We have already talked here a few times about text-to-image models. From ru-dalle and Disco Diffusion to DALL-E 2 and Stable Diffusion (and it looks like several years worth of innovation, but it all happened in just a few months). Despite my love for these models, however, I had yet to test one of the best-performing ones: Midjourney. Recently the fourth version of Midjourney was released and I had heard great things so I decided to finally take it for a ride.

I will use it to imagine a cats vs. dogs chess game. Let’s first see the results and then talk a bit about Midjourney and the creation process for these particular illustrations. Let the game begin!

1. The players

1.1 Team cats

Led by their serene queen, Snow Leopard III, and Prince Consort Lion XIV, the heart of Cat Empire is Castle Claw, a huge stronghold with fortified walls without any ground-level entrance. Only cats dare to climb to their doors. Tabby soldiers guard its walls and the elite Tiger Riders patrol the surroundings, making it almost unassailable.

Queen

Team cats queen

King

Cat king

Bishop

Cats bishop

Knight

cat horse

Castle

Cats castle

Pawn

cat pawn

1.2 Team dogs

Many think that King Saint Bernard IV and Queen Cocker VII are mere puppets in the hands of Bishop Lupus XXIII, the true ruler of the Dog Kingdom. Whether it is true or not, the fact is that they have passed the last few years preparing to take over Cat Empire. Indeed, they have formed a huge army with well-trained german shepherd infantry, elite wolf rider knights, and giant bulldogs ready to ram through Castle Claw’s walls.

King

Dogs king

Queen

Dogs queen

Bishop

Dogs bishop

Knight

Dog knight

Castle

Dogs castle

Pawn

Dog pawn

2. About Midjourney

According to their website, Midjourney is an independent research lab exploring new mediums of thought and expanding the imaginative powers of the human species and a small self-funded team focused on design, human infrastructure, and AI with 11 full-time staff and an incredible set of advisors.

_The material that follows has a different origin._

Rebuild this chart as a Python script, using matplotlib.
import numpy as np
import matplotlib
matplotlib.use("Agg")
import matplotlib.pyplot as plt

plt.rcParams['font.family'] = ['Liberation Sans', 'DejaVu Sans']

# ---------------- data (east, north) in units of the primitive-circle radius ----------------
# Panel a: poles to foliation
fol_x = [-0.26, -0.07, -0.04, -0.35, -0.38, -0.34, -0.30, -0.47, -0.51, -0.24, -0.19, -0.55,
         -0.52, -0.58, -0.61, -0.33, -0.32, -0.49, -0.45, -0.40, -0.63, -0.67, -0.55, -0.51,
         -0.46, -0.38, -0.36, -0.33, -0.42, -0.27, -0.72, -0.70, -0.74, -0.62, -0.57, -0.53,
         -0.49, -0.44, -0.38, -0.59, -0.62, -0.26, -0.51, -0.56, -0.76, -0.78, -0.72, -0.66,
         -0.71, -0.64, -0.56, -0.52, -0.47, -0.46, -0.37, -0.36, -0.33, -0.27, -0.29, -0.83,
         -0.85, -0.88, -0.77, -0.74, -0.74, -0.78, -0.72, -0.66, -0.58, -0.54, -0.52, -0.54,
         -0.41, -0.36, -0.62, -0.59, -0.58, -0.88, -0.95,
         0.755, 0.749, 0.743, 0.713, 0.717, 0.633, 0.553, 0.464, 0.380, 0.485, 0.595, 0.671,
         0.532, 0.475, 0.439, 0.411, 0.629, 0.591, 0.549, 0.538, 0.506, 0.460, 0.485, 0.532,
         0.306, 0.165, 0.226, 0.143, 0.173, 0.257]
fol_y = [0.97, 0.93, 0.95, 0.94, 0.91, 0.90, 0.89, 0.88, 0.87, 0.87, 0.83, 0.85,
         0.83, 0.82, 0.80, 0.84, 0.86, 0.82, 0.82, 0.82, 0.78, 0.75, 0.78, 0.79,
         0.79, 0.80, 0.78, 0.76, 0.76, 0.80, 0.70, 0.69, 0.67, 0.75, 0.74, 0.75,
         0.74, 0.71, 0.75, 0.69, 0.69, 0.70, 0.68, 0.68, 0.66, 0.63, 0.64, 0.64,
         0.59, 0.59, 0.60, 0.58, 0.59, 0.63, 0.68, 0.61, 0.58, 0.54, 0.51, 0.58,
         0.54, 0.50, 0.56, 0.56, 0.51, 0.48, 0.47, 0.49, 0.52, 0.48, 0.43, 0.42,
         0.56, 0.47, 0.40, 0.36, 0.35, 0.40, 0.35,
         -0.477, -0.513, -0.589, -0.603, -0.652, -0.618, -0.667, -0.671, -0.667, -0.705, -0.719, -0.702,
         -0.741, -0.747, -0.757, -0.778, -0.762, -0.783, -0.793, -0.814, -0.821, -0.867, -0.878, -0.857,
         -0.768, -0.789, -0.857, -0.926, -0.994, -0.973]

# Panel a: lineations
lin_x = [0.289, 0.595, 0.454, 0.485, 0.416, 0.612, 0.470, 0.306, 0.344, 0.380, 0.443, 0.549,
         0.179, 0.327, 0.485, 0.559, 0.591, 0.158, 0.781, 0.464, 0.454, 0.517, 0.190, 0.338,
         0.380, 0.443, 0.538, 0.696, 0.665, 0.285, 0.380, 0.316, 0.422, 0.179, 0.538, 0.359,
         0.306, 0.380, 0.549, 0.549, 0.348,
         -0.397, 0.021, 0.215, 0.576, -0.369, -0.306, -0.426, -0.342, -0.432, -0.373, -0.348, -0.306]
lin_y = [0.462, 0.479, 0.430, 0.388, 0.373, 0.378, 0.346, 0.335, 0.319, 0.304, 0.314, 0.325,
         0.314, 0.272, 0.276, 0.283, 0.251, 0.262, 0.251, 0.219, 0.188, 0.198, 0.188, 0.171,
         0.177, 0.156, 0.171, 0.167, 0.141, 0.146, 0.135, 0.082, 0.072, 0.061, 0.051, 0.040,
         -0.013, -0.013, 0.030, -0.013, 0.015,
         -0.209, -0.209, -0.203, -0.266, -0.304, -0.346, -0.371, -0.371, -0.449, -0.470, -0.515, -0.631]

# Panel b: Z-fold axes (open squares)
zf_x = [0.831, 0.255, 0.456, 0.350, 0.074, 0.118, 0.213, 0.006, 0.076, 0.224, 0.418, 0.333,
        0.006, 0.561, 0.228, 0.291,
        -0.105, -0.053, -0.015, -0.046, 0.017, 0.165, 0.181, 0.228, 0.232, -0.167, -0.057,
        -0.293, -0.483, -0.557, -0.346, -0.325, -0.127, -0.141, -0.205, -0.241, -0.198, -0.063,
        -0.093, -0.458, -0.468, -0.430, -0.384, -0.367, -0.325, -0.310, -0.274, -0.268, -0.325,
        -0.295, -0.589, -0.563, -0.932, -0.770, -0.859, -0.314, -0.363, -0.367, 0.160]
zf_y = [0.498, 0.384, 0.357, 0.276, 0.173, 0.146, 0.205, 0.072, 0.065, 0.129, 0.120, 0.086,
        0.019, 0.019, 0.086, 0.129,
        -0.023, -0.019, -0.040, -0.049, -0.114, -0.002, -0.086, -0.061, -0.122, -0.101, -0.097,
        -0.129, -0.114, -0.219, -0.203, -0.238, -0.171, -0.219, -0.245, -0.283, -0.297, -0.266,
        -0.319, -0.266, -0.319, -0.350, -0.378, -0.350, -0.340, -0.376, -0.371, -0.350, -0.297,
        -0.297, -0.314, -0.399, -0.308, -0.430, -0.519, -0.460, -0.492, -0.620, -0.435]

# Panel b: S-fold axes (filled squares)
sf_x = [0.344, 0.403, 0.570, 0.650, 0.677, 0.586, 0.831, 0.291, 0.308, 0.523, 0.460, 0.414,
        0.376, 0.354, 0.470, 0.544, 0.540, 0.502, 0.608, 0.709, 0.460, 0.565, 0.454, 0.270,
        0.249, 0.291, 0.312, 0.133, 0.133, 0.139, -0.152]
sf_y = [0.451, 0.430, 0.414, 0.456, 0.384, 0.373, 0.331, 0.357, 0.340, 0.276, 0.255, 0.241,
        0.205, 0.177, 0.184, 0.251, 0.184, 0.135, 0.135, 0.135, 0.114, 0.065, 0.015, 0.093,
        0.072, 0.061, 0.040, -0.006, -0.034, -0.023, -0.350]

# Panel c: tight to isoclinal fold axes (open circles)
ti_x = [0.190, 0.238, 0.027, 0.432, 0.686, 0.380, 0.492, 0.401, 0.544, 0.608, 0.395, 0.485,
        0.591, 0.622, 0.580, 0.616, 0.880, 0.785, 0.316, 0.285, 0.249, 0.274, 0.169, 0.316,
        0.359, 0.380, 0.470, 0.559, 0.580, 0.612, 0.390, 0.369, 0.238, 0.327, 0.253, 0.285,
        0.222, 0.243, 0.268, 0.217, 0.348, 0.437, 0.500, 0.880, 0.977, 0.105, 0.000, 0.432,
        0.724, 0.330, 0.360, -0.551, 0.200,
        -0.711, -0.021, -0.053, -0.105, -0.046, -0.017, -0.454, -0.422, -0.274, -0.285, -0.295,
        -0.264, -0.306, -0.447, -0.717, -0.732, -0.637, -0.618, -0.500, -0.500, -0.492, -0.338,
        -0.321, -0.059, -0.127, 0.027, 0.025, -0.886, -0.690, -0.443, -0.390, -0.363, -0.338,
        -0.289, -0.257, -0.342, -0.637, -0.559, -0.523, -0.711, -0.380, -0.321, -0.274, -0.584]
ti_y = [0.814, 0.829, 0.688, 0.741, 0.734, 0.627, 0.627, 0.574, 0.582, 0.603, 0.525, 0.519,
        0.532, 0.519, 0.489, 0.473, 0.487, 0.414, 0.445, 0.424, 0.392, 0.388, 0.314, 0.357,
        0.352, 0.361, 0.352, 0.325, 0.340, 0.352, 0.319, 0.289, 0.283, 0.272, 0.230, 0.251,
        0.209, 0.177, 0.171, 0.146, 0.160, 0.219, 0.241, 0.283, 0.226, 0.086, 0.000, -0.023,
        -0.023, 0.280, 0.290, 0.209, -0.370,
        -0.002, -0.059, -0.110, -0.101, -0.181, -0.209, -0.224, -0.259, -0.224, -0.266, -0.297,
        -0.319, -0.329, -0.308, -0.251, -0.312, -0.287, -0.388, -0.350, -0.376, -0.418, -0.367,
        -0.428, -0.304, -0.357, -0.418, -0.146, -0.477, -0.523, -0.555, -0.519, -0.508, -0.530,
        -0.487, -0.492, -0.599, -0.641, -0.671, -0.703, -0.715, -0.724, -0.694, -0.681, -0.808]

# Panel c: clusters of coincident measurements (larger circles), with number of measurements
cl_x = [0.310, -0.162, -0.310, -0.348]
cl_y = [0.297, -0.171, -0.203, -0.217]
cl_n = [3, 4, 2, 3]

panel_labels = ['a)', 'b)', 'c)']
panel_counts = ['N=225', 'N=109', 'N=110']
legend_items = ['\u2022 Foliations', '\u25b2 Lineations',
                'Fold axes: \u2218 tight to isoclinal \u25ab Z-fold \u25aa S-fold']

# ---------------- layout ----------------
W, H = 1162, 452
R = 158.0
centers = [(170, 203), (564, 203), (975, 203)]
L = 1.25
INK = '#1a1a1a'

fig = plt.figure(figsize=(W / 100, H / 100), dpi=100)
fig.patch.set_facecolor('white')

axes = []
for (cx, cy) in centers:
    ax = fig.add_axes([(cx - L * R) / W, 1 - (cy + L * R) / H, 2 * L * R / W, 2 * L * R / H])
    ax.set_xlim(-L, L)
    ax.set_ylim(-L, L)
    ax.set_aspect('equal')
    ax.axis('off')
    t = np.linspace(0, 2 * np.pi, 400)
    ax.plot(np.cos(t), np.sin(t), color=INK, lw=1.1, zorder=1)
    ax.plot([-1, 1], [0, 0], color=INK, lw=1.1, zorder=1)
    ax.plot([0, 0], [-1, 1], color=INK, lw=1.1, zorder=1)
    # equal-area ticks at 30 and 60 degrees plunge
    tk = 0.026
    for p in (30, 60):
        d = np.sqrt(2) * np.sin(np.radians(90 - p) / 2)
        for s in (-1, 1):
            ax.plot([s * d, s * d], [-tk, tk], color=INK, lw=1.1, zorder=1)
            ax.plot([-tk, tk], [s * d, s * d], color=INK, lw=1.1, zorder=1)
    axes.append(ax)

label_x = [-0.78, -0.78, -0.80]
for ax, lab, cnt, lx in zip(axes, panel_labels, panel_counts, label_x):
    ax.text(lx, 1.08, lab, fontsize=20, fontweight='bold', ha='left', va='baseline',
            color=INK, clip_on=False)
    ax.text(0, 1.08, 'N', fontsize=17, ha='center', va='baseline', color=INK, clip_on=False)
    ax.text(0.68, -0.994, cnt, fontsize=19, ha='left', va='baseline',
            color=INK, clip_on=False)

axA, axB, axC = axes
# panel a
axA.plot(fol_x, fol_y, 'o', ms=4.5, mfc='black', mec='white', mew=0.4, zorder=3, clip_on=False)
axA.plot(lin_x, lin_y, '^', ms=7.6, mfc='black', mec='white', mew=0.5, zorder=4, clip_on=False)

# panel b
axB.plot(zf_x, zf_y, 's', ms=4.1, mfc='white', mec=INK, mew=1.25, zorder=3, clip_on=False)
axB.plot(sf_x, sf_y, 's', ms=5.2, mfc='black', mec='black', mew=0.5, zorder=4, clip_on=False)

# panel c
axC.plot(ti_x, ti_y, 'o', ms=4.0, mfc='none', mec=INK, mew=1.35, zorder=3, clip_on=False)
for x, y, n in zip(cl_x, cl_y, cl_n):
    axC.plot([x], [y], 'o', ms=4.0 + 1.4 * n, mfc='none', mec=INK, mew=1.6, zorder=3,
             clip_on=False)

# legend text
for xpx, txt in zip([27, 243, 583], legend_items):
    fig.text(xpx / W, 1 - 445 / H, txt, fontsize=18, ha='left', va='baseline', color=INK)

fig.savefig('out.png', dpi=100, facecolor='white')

Their text-to-image model was initially launched in July 2022. To use it, you must join their Discord channel, go to one of the newbie channels, and enter the command /imagine followed by your text prompt. Your generation will be queued and start in a few seconds.

This means your generated image can easily get lost amidst a million other users’ images which is close to the worst user experience ever. Once you get a paid subscription, you can private-message the bot, and the experience improves quite a bit, but having to use Discord still feels weird. You can access your personal gallery through the Midjourney webpage. I guess it would make sense to be able to generate images from there also.

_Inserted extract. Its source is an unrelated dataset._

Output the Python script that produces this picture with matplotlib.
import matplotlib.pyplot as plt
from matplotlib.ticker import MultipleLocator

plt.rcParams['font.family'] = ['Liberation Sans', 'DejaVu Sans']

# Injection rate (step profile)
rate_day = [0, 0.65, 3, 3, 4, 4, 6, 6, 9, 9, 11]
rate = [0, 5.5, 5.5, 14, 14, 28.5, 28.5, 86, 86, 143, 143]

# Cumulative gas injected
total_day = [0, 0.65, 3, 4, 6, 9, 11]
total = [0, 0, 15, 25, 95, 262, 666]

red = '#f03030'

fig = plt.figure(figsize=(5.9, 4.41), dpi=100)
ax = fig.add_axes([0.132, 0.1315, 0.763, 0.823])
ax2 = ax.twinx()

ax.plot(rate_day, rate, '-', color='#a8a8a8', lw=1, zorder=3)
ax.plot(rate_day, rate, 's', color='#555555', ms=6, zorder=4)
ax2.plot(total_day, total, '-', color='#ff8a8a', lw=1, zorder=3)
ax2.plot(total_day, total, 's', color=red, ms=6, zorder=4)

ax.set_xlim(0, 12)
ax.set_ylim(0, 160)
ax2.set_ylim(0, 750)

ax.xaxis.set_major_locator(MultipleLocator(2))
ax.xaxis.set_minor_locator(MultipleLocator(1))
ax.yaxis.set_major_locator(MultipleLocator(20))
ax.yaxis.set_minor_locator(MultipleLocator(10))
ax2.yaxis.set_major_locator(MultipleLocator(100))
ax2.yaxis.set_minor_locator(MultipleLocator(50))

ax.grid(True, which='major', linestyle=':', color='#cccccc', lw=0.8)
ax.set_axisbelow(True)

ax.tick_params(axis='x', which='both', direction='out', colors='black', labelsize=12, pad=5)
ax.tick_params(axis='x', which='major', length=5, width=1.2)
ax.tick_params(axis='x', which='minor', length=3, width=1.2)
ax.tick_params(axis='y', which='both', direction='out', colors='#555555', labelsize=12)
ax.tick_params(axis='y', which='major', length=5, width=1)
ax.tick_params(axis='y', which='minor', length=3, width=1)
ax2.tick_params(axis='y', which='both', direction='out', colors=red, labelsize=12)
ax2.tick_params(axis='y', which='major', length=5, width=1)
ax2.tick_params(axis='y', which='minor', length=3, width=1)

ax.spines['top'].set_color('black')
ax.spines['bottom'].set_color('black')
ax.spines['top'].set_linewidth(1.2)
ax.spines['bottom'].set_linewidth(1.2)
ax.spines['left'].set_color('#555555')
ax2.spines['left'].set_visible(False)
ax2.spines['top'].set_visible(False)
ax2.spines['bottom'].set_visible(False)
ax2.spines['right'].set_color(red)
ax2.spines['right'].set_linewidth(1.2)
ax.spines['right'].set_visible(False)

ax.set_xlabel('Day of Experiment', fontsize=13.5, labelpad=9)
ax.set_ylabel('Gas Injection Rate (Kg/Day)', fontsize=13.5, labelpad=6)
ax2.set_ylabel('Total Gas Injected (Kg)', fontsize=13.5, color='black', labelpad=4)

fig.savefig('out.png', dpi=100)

Midjourney gallery feature is pretty cool

3. Making of

I used the same template prompt for all images:

Anthropomorphic {character} wearing {accessories} by tiziano, dungeons and dragons, hyperdetailed, cinematic, dramatic lighting, raking light, rim light, symmetric portrait, 8k

with just small modifications, like removing the symmetric portrait part if that was not what I wanted.

The process was surprisingly fast and not much trial and error was needed. Most of the time, I liked one of the first 4 samples. The more challenging illustrations were the knights and the castles. Indeed Tiziano is not the best choice for an artist for these fantasy-like illustrations, but choosing the best artist was not what I was interested in at this time. On the plus side, the portraits, especially the one of the snow leopard queen, got an amazing Tiziano feel to them.

4. Foreword

Judging by the above results and how little tinkering around was needed, I would say that Midjourney V4 is by far the best-performing text-to-image model right now. In particular, it excels at generating coherent anatomy and handling multiple characters.

Although one could argue that part of the effort and resources put into text-to-image models would have been better used to solve more fundamental AI problems, the usefulness of these models is now beyond any doubt. For real artists, those that go beyond writing a prompt and hitting enter, open new avenues for experimentation. For the layperson, they are an amazing tool to create personalized illustrations for blog posts, presentations, etc. In my case, for example, I have already used Dall-E a couple of times to create illustrations for presentations at work.

There is, however, a dark side to these models. They have been trained on artwork created by artists that do not receive any compensation, did not provide their consent or were given the ability to opt out, and, in some instances, it seems that this use could be against the license terms of those artworks. Currently, there are two legal actions taking place: one by a collective of artists against Stability AI, DeviantArt, and Midjourney and the other by Getty Images against Stability AI. We’ll need to wait for the dust to settle to see how we can use these technologies in a fair and responsible way.